From young people stoned “all day long” to life-changing health benefits — the pros and cons of cannabis are scrutinised in a probing TG4 documentary due to air tomorrow night.

As part of the ongoing Tabú series looking at issues affecting Irish society, 22-year-old NUIG student Dáire Ní Chanáin is on a mission to find a way of dealing with her anxiety and depression that is not pharma-led.


Dáire is particularly keen on testing the potential benefits of CBD oil. CBD, or cannabidiol, is a naturally occurring cannabinoid constituent of cannabis.

Dáire encounters Bobby Smyth, consultant child and adolescent psychiatrist working in HSE adolescent addiction services, who believes people are confusing the potential benefits of CBD with cannabis.

Dr Smyth warns that CBD is just “one chemical within the cannabis plant” but that the perception seems to be that “the whole cannabis plant is somehow safe or harmless or a medicine”.

In fact, chronic use of cannabis by young people is a major problem.

“At this point in time, cannabis is the biggest contributor to our workload of all the drugs out there,” he says.
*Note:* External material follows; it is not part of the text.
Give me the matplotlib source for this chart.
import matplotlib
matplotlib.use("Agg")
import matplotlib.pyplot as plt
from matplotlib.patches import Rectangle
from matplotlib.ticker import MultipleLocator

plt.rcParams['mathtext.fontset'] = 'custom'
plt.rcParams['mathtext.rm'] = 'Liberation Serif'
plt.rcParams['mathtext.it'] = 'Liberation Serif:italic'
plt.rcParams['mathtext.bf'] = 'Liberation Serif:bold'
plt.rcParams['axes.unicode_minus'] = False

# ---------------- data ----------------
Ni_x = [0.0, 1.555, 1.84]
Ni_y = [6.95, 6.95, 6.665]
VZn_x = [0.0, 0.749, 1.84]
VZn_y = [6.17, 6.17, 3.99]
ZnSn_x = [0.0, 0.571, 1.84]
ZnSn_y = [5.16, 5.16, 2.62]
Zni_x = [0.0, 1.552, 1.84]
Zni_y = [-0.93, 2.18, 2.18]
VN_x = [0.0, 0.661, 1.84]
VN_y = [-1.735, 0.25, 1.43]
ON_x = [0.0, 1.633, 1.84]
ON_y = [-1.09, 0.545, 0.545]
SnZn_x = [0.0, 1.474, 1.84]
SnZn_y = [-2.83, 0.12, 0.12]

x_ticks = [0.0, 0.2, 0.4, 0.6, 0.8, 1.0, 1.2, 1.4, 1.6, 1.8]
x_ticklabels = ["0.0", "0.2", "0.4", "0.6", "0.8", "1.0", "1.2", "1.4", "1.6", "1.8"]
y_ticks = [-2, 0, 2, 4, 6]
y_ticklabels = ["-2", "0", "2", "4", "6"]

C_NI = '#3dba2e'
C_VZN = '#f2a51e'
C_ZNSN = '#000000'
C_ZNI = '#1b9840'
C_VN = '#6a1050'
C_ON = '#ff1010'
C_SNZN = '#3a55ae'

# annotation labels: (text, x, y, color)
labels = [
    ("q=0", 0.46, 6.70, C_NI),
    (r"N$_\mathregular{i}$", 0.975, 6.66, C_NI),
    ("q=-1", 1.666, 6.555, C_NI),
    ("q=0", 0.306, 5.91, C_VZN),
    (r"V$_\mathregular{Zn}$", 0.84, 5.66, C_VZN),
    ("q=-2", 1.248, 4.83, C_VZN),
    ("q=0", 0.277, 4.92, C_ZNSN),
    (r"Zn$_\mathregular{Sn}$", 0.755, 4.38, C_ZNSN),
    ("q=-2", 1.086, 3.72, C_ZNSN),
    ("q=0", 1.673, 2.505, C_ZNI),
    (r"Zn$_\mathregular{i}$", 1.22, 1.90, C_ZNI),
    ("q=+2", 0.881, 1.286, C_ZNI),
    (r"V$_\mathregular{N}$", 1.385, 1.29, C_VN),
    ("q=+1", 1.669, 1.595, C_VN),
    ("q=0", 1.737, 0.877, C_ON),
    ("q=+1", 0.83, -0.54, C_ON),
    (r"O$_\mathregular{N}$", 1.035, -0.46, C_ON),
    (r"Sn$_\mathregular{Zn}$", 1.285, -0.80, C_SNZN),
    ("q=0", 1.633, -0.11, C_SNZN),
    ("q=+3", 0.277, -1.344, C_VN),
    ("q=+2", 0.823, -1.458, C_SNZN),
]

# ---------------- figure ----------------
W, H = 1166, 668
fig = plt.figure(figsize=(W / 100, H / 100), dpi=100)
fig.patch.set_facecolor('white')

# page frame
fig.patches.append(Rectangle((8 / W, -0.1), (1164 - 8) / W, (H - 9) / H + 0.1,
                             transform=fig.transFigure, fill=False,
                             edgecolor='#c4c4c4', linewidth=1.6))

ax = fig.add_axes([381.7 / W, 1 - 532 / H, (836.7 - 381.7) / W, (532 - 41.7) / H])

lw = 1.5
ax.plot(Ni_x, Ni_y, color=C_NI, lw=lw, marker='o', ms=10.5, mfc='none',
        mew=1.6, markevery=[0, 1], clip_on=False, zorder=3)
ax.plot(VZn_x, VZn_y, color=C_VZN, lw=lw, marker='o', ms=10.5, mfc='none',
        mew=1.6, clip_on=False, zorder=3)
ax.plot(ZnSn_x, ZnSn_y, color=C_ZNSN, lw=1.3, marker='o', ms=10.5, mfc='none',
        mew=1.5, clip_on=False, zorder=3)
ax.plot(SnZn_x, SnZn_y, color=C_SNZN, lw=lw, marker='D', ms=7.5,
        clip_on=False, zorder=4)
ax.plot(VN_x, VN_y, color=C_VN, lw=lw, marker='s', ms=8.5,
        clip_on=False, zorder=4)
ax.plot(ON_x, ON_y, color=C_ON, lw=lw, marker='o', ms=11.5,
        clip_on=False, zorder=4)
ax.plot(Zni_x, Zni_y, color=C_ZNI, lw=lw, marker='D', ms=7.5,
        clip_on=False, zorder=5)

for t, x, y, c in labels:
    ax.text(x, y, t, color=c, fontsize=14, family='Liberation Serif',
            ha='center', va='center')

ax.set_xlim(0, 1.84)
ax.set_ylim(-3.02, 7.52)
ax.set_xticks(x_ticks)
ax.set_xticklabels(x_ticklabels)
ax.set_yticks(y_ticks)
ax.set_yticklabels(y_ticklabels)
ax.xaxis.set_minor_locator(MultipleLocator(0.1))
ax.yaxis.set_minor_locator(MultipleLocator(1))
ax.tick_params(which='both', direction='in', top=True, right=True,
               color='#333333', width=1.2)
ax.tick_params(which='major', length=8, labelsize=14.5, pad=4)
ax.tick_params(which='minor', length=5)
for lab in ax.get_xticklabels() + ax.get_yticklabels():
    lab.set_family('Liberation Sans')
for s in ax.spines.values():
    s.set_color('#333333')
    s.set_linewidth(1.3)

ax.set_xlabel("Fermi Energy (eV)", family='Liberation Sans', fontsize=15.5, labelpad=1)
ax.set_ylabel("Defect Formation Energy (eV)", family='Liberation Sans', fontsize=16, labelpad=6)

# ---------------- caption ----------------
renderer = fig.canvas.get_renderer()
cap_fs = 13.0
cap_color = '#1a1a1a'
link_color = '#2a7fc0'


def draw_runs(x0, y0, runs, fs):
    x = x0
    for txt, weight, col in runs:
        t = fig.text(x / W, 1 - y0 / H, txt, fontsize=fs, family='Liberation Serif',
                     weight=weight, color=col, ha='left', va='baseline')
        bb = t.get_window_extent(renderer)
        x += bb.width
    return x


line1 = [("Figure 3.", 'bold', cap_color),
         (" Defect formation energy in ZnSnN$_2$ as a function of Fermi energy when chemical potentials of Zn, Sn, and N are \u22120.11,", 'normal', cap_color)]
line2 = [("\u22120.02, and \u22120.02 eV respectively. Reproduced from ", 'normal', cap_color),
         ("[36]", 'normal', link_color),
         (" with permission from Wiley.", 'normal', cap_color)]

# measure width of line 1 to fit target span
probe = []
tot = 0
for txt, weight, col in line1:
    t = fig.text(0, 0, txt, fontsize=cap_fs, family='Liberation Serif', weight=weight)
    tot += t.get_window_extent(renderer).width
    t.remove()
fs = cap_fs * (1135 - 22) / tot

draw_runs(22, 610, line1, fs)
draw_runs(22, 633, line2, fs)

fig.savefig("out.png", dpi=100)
“I really have been blindsided by the severity of the addiction related to this modern weed.

“It is the only drug in adolescence where people use it from first thing in the morning ‘til last thing at night.

“They are stoned all day long.”

He believes it would be a mistake to make cannabis freely available to anyone to prescribe for any condition.
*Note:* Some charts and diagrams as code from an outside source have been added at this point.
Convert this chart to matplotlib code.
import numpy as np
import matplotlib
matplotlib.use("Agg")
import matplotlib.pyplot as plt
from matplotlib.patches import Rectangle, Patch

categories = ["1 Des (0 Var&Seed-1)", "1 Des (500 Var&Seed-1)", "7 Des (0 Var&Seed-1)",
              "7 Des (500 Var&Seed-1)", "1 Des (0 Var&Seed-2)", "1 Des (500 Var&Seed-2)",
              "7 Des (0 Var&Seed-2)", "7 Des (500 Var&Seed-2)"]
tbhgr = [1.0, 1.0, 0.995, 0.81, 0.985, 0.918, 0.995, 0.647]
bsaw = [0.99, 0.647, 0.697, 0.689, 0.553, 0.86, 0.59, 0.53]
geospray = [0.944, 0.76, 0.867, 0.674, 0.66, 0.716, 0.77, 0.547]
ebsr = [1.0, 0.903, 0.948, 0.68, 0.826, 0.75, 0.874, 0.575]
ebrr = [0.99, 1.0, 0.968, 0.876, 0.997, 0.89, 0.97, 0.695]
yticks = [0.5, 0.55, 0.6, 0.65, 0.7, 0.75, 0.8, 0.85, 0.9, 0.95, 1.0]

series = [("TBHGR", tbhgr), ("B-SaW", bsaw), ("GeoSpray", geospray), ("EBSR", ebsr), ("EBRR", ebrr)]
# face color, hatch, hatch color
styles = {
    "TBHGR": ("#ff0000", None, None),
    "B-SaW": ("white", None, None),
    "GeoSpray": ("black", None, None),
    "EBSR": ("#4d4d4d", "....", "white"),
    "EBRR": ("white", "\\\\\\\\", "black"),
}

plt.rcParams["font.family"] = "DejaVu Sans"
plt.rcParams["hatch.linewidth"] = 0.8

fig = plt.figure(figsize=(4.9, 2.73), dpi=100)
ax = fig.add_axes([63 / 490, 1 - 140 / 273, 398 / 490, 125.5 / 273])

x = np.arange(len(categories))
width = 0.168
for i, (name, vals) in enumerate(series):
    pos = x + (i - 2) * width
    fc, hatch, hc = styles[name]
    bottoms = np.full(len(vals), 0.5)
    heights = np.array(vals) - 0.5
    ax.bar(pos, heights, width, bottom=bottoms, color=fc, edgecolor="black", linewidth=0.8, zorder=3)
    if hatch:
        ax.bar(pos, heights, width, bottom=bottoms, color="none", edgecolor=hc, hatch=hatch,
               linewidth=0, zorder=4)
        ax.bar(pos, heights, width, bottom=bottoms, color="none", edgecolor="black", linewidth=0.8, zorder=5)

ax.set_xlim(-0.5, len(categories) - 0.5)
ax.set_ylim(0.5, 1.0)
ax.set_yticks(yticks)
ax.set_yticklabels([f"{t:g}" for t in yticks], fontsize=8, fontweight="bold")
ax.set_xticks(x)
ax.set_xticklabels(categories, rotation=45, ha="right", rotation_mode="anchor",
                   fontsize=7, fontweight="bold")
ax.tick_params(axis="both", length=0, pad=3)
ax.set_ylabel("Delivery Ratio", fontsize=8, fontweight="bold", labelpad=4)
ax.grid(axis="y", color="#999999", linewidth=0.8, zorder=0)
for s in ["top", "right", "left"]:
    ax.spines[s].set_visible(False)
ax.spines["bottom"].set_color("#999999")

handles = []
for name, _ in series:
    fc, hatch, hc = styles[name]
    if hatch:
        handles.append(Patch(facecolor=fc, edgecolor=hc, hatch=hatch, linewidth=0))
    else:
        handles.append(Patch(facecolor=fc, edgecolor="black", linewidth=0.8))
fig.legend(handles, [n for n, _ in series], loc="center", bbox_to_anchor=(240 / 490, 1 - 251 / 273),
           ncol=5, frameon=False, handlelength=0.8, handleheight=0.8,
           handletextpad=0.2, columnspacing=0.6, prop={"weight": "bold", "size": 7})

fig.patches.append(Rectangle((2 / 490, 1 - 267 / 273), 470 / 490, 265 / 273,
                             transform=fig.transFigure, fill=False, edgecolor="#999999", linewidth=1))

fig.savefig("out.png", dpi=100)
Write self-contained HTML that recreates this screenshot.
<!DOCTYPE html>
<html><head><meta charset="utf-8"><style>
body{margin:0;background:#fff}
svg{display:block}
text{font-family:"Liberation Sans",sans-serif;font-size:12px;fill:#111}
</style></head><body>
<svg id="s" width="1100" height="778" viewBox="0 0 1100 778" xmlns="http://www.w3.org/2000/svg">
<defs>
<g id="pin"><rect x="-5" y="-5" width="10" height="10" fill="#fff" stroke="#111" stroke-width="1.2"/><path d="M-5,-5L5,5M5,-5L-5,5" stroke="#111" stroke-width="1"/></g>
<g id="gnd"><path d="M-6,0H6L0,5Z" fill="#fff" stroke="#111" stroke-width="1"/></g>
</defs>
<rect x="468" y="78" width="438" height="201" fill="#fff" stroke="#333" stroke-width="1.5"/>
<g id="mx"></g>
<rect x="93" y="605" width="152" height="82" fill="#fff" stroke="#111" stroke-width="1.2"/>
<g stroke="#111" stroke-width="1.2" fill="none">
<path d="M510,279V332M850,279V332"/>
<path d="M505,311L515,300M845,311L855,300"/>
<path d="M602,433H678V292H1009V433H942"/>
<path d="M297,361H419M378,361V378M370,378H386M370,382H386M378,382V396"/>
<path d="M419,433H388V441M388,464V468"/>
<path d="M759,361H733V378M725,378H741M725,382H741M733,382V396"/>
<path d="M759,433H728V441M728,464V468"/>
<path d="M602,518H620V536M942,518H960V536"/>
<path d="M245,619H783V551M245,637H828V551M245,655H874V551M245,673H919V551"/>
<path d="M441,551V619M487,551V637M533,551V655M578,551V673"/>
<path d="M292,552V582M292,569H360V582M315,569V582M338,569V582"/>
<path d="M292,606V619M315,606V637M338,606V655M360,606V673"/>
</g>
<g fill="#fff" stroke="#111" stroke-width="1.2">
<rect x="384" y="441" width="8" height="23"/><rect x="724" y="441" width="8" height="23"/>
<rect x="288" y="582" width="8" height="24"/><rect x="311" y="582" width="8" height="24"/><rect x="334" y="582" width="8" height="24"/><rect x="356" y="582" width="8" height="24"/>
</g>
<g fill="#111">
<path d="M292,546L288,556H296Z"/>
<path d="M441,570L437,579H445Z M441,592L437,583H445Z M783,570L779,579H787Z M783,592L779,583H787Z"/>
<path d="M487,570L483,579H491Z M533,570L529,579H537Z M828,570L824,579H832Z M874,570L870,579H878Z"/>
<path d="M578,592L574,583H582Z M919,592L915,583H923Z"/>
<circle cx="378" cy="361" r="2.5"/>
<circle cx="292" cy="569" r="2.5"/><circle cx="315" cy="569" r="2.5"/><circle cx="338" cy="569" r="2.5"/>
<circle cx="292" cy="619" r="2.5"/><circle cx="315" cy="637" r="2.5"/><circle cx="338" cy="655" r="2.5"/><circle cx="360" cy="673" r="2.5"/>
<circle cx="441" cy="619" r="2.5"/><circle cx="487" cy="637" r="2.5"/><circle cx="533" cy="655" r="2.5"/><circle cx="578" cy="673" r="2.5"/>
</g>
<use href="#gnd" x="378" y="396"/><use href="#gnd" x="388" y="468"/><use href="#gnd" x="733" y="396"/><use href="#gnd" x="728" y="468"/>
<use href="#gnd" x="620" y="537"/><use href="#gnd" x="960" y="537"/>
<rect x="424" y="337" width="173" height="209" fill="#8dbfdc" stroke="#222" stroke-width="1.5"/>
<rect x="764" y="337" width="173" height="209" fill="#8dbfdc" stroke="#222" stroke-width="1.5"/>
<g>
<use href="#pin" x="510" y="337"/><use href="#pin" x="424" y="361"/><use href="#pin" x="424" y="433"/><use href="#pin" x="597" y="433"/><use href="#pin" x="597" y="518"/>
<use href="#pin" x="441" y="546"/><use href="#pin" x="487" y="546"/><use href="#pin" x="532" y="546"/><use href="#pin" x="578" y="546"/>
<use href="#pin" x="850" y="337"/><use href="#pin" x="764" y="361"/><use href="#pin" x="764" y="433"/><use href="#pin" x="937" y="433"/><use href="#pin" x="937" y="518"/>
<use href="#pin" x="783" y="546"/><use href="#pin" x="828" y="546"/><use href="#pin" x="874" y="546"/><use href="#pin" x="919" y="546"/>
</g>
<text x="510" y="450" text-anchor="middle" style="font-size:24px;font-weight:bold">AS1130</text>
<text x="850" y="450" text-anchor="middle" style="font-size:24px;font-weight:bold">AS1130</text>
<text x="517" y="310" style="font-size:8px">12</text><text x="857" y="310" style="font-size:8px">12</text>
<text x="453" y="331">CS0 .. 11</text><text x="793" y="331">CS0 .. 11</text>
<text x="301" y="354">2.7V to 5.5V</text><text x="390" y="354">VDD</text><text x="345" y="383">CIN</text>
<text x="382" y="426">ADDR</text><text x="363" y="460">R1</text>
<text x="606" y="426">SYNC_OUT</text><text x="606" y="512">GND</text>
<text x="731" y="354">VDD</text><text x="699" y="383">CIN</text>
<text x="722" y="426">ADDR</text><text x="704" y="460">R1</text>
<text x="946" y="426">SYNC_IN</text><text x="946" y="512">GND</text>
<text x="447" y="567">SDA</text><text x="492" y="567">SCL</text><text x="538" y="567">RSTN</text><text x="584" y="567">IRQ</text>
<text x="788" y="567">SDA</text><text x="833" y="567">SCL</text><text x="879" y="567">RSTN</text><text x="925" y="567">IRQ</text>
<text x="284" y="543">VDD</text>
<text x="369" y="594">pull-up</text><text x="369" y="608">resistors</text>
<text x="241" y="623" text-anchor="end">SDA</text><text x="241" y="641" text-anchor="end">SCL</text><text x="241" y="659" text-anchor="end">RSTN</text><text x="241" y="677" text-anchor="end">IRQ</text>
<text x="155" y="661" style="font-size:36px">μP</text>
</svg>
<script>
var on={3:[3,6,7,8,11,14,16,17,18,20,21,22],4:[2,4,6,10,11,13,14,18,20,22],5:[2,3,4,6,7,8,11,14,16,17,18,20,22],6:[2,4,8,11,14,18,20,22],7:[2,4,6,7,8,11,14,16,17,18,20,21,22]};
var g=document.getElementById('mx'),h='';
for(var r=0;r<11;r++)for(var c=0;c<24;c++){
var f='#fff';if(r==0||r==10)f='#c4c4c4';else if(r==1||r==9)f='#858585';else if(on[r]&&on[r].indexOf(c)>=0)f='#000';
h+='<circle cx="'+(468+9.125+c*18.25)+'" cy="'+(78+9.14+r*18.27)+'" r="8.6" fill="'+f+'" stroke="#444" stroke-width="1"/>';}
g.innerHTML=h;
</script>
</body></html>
“I would end up seeing a lot more teenagers who are addicted to this drug,” he says.

Colin Doherty, neurologist at St James’s Hospital, says CBD is not a dangerous drug but THC (tetrahydrocannabinol) is.
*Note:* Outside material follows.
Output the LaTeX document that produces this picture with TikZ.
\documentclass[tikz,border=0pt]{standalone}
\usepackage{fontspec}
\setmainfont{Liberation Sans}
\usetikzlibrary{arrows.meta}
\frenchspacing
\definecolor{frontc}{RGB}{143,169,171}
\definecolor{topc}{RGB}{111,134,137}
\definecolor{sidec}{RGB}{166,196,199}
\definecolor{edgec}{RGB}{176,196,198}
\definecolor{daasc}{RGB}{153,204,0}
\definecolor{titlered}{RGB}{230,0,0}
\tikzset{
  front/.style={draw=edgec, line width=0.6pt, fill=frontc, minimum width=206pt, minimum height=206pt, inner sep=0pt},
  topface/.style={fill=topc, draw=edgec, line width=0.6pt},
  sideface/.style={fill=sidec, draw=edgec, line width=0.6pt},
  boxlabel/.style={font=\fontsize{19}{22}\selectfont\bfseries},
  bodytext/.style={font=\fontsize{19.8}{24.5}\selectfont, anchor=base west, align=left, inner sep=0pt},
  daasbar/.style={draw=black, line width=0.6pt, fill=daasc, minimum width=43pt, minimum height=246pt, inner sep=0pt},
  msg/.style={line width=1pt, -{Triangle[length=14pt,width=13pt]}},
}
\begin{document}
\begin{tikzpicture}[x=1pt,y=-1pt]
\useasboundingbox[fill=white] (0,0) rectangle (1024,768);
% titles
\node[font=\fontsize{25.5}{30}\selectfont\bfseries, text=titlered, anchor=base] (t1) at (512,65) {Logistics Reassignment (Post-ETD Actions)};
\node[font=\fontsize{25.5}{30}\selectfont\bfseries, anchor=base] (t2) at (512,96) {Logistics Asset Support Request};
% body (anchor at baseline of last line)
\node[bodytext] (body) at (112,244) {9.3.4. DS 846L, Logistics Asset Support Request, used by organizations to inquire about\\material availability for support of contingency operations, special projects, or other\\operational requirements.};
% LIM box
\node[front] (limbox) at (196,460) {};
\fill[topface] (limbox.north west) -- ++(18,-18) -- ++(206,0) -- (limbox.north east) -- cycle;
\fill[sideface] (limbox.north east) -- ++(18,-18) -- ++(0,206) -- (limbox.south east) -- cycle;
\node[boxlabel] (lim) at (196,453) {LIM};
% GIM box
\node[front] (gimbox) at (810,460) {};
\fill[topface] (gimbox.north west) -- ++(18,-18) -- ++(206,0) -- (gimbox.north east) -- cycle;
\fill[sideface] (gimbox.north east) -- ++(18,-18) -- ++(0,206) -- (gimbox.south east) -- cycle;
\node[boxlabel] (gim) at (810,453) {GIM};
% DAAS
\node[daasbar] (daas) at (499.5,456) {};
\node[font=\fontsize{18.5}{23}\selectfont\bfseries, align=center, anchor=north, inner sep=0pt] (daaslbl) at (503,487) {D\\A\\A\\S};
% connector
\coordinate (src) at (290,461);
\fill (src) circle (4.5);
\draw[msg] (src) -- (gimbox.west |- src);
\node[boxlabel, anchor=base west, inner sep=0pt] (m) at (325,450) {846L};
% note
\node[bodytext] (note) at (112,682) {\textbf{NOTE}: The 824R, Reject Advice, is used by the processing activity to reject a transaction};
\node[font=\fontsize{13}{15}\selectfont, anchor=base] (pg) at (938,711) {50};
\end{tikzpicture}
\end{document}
THC is the main psychoactive compound in cannabis and Dr Doherty says “there’s a section of our society, particularly young people, adolescents, who are addicted to street versions of cannabis with THC in it”.

On the flip side, Dáire meets a number of women who swear by the health benefits of CBD to alleviate the symptoms of their own chronic health conditions, or the symptoms of their children.

Among them is medicinal cannabis campaigner Vera Twomey, from Aghabullogue, Co Cork, who fought a high-profile campaign on behalf of her daughter Ava, who has Dravet’s Syndrome, a severe form of epilepsy.

Ms Twomey travelled to the Netherlands last summer so Ava could receive CBD oil and THC oil to help alleviate the symptoms.

Towards the end of 2017, Ava was granted a special licence which allows her to receive cannabis treatments at home.

Ms Twomey says her daughter is now seizure-free.

“She’s smiling from her eyes, the suffering isn’t in her eyes anymore,” she says.

She’s got seizure freedom, she’s got space to grow, opportunity to improve.

The fight has to continue “until we get to the stage where medicinal cannabis is accepted as an option in this country”, says Ms Twomey.